AMES — Vegetable gardens may close down for the winter in Iowa, but gardeners can still enjoy the vegetables they have grown. Many vegetables keep for months in cold storage when provided the right conditions. Iowa State University Extension and Outreach horticulturists share information on vegetable storage. To have additional questions answered, contact Hortline at 515-294-3108 or at email@example.com.
My acorn squash are turning yellow. Why?
The problem may be improper storage. Acorn-type squashes should be stored at a temperature of 50 to 55 degrees Fahrenheit. Some acorn-type squashes will turn yellow when stored at temperatures above 55 F. High storage temperatures may also cause the flesh to become stringy.
Why are my potatoes
beginning to sprout?
Potatoes should be stored at a temperature of 40 F and relative humidity of 90 to 95 percent. Tubers often begin to sprout if storage temperatures are above 50 F. Also, don’t store potatoes with apples or other fruit. Fruit produce ethylene gas. Ethylene promotes sprouting of potatoes.
My sweet potatoes have
become dry and stringy. What caused this?

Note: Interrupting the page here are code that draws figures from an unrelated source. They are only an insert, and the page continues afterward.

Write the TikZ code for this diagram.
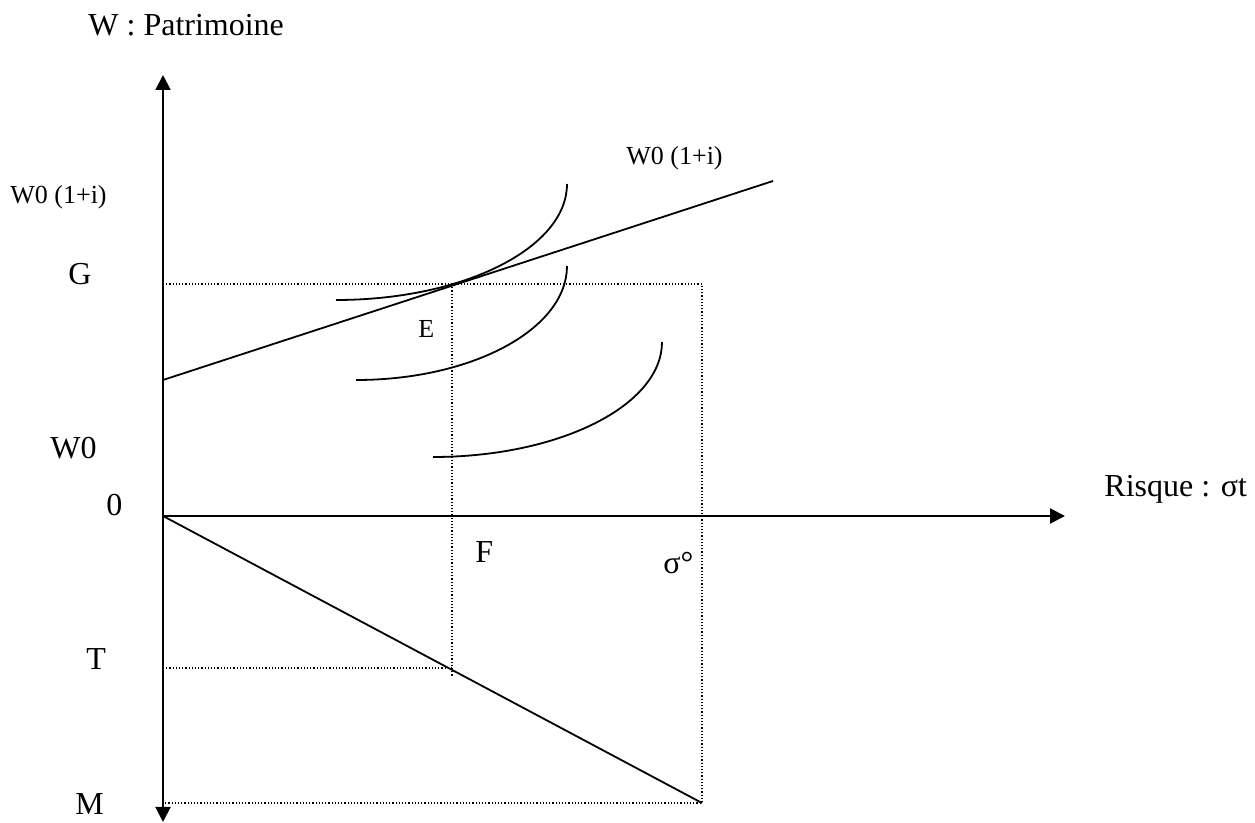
\documentclass[tikz,border=0pt]{standalone}
\usepackage{fontspec}
\setmainfont{Liberation Serif}
\usetikzlibrary{arrows.meta}
\definecolor{grInk}{HTML}{000000}
\tikzset{
  axis/.style={-{Triangle[length=7.5pt,width=7.5pt]},draw=grInk,line width=1pt},
  curve/.style={draw=grInk,line width=.9pt},
  guide/.style={draw=grInk,line width=.6pt,densely dotted},
  lbl/.style={inner sep=0pt,anchor=base west,text=grInk,font=\fontsize{16}{19}\selectfont},
  small/.style={lbl,font=\fontsize{13}{15}\selectfont},
}
\begin{document}
\begin{tikzpicture}[x=.5pt,y=-.5pt]
  \useasboundingbox (0,0) rectangle (1255,823);
  % axes
  \coordinate (O) at (163,516);
  \coordinate (ytop) at (163,75);
  \coordinate (ybot) at (163,822);
  \coordinate (xend) at (1065,516);
  \draw[axis] (O) -- (ytop);
  \draw[axis] (O) -- (ybot);
  \draw[axis] (O) -- (xend);
  % guide lines
  \coordinate (G) at (163,284);
  \coordinate (E) at (452,284);
  \coordinate (Gr) at (702,284);
  \coordinate (F) at (452,677);
  \coordinate (T) at (163,668);
  \coordinate (Tr) at (452,668);
  \coordinate (M) at (163,803);
  \coordinate (Mr) at (702,803);
  \draw[guide] (G) -- (Gr) -- (Mr) -- (M);
  \draw[guide] (E) -- (F);
  \draw[guide] (T) -- (Tr);
  % budget line and risk line
  \coordinate (b0) at (163,380);
  \coordinate (b1) at (773,181);
  \draw[curve] (b0) -- (b1);
  \draw[curve] (O) -- (Mr);
  % indifference curves
  \draw[curve] (336,300) .. controls (463.5,300) and (567,248) .. (567,184);
  \draw[curve] (356,380) .. controls (472.5,380) and (567,329) .. (567,266);
  \draw[curve] (433,457) .. controls (559.4,457) and (662,405.5) .. (662,342);
  % labels
  \node[lbl] (ttl) at (88,36) {W : Patrimoine};
  \node[small] (wil) at (10,204) {W0 (1+i)};
  \node[small] (wir) at (626,165) {W0 (1+i)};
  \node[lbl] (gl) at (68,285) {G};
  \node[small] (el) at (418,338) {E};
  \node[lbl] (w0) at (50,459) {W0};
  \node[lbl] (ol) at (106,516) {0};
  \node[lbl] (fl) at (475,563) {F};
  \node[lbl] (sl) at (663,574) {σ°};
  \node[lbl] (tl) at (86,670) {T};
  \node[lbl] (ml) at (75,815) {M};
  \node[lbl] (xl) at (1104,497) {Risque : σt};
\end{tikzpicture}
\end{document}
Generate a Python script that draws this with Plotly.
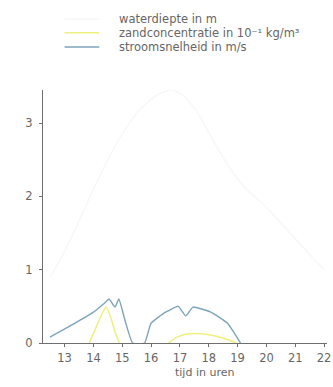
import plotly.graph_objects as go

# Tijd in uren en gemeten grootheden
depth_t = [12.5, 13.0, 13.6, 14.0, 14.5, 15.0, 15.6, 16.2, 16.7, 17.1, 17.6, 18.1, 18.65, 19.3, 20.0, 20.7, 21.4, 22.0]
depth_v = [0.9, 1.25, 1.75, 2.1, 2.5, 2.85, 3.18, 3.38, 3.45, 3.38, 3.15, 2.8, 2.43, 2.1, 1.85, 1.55, 1.25, 1.0]

sand_t = [13.85, 14.1, 14.3, 14.44, 14.6, 14.75, 14.9, None, 16.6, 16.9, 17.2, 17.5, 17.9, 18.3, 18.7, 18.95]
sand_v = [0.0, 0.22, 0.4, 0.49, 0.35, 0.15, 0.0, None, 0.0, 0.08, 0.12, 0.13, 0.12, 0.09, 0.04, 0.0]

flow_t = [12.49, 13.27, 13.96, 14.4, 14.54, 14.75, 14.88, 15.1, 15.36, 15.77, 16.0, 16.5, 16.94, 17.2, 17.45, 18.07, 18.65, 19.1]
flow_v = [0.08, 0.25, 0.41, 0.55, 0.6, 0.49, 0.6, 0.3, 0.0, 0.0, 0.27, 0.42, 0.5, 0.37, 0.49, 0.42, 0.27, 0.0]

x_ticks = list(range(13, 23))
y_ticks = [0, 1, 2, 3]

names = ["waterdiepte in m", "zandconcentratie in 10⁻¹ kg/m³", "stroomsnelheid in m/s"]
colors = ["#f6f6f6", "#eef07e", "#7ea3ba"]

FONT = "DejaVu Sans"
TXT = "#666666"
AX = "#6e6e6e"

fig = go.Figure()
fig.add_trace(go.Scatter(x=depth_t, y=depth_v, mode="lines", name=names[0],
                         line=dict(color=colors[0], width=1.2, shape="spline", smoothing=0.6)))
fig.add_trace(go.Scatter(x=sand_t, y=sand_v, mode="lines", name=names[1],
                         line=dict(color=colors[1], width=1.5, shape="spline", smoothing=0.4),
                         connectgaps=False))
fig.add_trace(go.Scatter(x=flow_t, y=flow_v, mode="lines", name=names[2],
                         line=dict(color=colors[2], width=1.4, shape="spline", smoothing=0.4)))

# Legend drawn as line samples with labels above the plot area
rows_y = [1.281, 1.226, 1.170]
for name, col, ry in zip(names, colors, rows_y):
    fig.add_shape(type="line", xref="paper", yref="paper", x0=0.076, x1=0.198, y0=ry, y1=ry,
                  line=dict(color=col, width=1.5))
    fig.add_annotation(xref="paper", yref="paper", x=0.26, y=ry, text=name, showarrow=False,
                       xanchor="left", yanchor="middle",
                       font=dict(family=FONT, size=11.5, color=TXT))

fig.add_annotation(xref="paper", yref="paper", x=0.57, y=-0.118, text="tijd in uren",
                   showarrow=False, xanchor="center", yanchor="middle",
                   font=dict(family=FONT, size=11, color=TXT))

fig.update_layout(
    width=333, height=387,
    margin=dict(l=43, r=2, t=90, b=44),
    paper_bgcolor="white", plot_bgcolor="white",
    font=dict(family=FONT, size=11, color=TXT),
    showlegend=False,
    xaxis=dict(range=[12.25, 22.1], tickvals=x_ticks, ticks="outside", ticklen=3,
               tickcolor=AX, showline=True, linecolor=AX, linewidth=1,
               showgrid=False, zeroline=False, ticklabeloverflow="allow",
               ticklabelstandoff=1, tickfont=dict(size=11.5)),
    yaxis=dict(range=[0, 3.45], tickvals=y_ticks, ticks="outside", ticklen=3,
               tickcolor=AX, showline=True, linecolor=AX, linewidth=1,
               showgrid=False, zeroline=False, ticklabelstandoff=4,
               tickfont=dict(size=11.5)),
)

fig.write_html("out.html")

It’s likely the sweet potatoes were not cured and stored properly. After harvest, sweet potatoes should be cured for seven to 10 days at a temperature of 80 to 85 F and relative humidity of 85 to 90 percent. (Since it’s difficult for most home gardeners to provide these conditions, a good option is to place sweet potatoes in perforated plastic bags and set the bags in a warm (70 to 75 degrees) location in the home. Extend the curing time to 14 to 21 days.) Curing promotes healing of minor cuts and bruises, prolonging the storage life of sweet potatoes. Curing also improves the flavor of sweet potatoes as starches are converted to sugars during the curing process. After curing, store sweet potatoes at a temperature of 55 to 60 F and relative humidity of 85 to 90 percent. Sweet potatoes stored at temperatures above 60 F will shrivel and become dry and stringy. Sweet potatoes may develop an off-flavor and the flesh may become discolored when stored at temperatures below 55 F.
My onions don’t
store well. Why?
The storage life of onions is largely determined by the variety (cultivar) and storage conditions. When properly stored, excellent long-term keepers, such as “Copra,” “First Edition,” “Stuttgarter” and “Redwing,” can be successfully stored for several months. Poor keepers, such as “Walla Walla” and “Sweet Spanish,” can only be stored for a few weeks. Onions should be placed in mesh bags, crates or wire baskets and stored in a cool (32 to 40 degrees), dry location. If storage temperatures are too warm, onions may sprout. Rotting may be a problem in damp locations. Inspect stored onions on a regular basis in fall and winter. Discard any that are starting to rot.